Allowing robots to take their commands from a programmable automation controller (PAC) rather than their own unique and proprietary control platform would allow robots in 3P applications to be embedded in the manufacturing controls rather than integrated to the controls.

Why embedded is better

For process-specific robotic applications, such as welding or painting, we want standard robots with their own proprietary controls and application-specific software. They exist in a larger manufacturing context and are integrated with control networks, but do their own thing for the most part. The controller firmware contains a wealth of process-specific information—for example, algorithms designed to optimize the arc-welding process to ensure smooth arc starts and minimize spatter. Internal control also keeps more processing overhead from being loaded onto the larger system.

Robots designed for these applications can be purchased with much of this process-specific programming built in, or chosen from libraries of applications.
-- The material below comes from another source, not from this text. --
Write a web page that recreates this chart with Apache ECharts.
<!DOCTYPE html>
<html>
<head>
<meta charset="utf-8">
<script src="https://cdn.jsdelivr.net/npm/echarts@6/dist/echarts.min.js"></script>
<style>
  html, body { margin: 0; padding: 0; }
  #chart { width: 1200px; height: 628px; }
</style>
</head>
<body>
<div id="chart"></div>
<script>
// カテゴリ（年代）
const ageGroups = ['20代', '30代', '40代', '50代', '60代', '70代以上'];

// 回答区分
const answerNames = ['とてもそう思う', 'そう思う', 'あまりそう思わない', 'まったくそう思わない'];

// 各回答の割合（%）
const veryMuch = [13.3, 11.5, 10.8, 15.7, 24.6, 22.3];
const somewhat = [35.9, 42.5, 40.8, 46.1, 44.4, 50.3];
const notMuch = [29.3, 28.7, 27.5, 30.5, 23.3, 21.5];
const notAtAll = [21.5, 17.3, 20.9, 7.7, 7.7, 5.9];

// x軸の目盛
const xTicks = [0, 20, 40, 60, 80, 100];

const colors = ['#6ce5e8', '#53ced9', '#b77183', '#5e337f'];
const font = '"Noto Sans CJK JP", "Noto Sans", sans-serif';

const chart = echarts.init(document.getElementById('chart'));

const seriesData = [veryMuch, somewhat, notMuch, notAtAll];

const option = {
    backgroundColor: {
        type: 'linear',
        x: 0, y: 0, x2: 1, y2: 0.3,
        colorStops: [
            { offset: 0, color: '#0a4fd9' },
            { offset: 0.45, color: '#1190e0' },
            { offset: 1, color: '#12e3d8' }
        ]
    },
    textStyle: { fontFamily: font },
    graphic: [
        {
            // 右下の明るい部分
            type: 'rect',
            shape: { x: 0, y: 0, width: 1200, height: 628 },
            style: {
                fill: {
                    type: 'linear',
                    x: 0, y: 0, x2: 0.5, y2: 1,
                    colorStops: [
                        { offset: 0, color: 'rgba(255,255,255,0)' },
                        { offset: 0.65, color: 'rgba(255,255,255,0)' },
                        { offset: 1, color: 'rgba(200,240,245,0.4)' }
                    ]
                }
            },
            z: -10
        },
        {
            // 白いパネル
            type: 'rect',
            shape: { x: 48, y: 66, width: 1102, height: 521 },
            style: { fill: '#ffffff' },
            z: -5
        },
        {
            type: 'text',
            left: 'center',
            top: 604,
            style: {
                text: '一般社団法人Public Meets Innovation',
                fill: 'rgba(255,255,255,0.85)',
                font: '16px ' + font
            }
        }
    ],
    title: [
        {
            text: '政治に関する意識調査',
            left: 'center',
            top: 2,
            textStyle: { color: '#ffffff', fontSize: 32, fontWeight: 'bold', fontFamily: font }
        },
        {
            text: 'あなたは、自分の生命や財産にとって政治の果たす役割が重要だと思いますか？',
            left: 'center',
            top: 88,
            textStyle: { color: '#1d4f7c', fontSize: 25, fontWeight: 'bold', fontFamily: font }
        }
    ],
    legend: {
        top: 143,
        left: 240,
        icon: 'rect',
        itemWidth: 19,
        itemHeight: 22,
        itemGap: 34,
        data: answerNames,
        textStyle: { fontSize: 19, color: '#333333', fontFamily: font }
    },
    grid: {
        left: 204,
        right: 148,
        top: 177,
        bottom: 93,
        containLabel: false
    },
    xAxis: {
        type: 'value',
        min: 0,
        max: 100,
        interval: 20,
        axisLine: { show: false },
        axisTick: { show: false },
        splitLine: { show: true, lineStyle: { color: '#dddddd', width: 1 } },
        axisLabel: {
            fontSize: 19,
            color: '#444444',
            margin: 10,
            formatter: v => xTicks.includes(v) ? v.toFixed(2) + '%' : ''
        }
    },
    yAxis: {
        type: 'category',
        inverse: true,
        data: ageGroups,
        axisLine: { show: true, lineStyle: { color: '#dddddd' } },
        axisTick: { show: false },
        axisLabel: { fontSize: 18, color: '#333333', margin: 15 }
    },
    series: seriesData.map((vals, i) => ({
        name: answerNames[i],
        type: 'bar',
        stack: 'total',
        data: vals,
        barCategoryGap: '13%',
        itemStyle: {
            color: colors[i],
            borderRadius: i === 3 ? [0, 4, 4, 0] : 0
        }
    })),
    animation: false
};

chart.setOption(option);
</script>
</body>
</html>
This helps get up and running faster, but such specialized programming is something of a black box to most engineers in the field who have not had specific training. They have little opportunity to understand what’s happening under the covers, but in most cases with those types of applications that isn’t really a problem.
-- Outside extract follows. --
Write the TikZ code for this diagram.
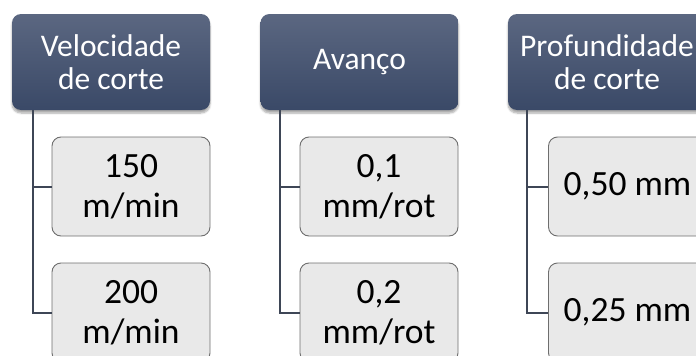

Robots in more applications

In the consumer-goods and food-processing markets, most robots work in material-handling tasks such as assembly, packaging, and palletizing. Here, the integration process of marrying the robot controller to the rest of the workcell creates challenges and adds cost and time to the startup process.

In a recent announcement, Robotic Industries Association president Jeff Burnstein said he expects continued growth in the material-handling sector. “Material handling is important to just about every industry, and robots are reaching new users all the time,” he said.

The teams charged with installing, integrating, and managing these robots on a daily basis must have a great deal of robotics expertise. That is not a typical skill set often found in consumer-goods and food-processing plants. If the engineer overseeing the workcell does not have sufficient robotic experience, it can be difficult to optimize the installation in the context of the larger manufacturing line, and the ultimate result may never be entirely satisfactory.

For robot manufacturers to tap into that vast and growing material-handling arena, robot OEMs have two choices: Train more robot experts for these new markets, or recognize that industry is already flush with well-trained PAC experts, and leverage that knowledge base and develop technology that allows PAC/PLC experts to program and manage our robots.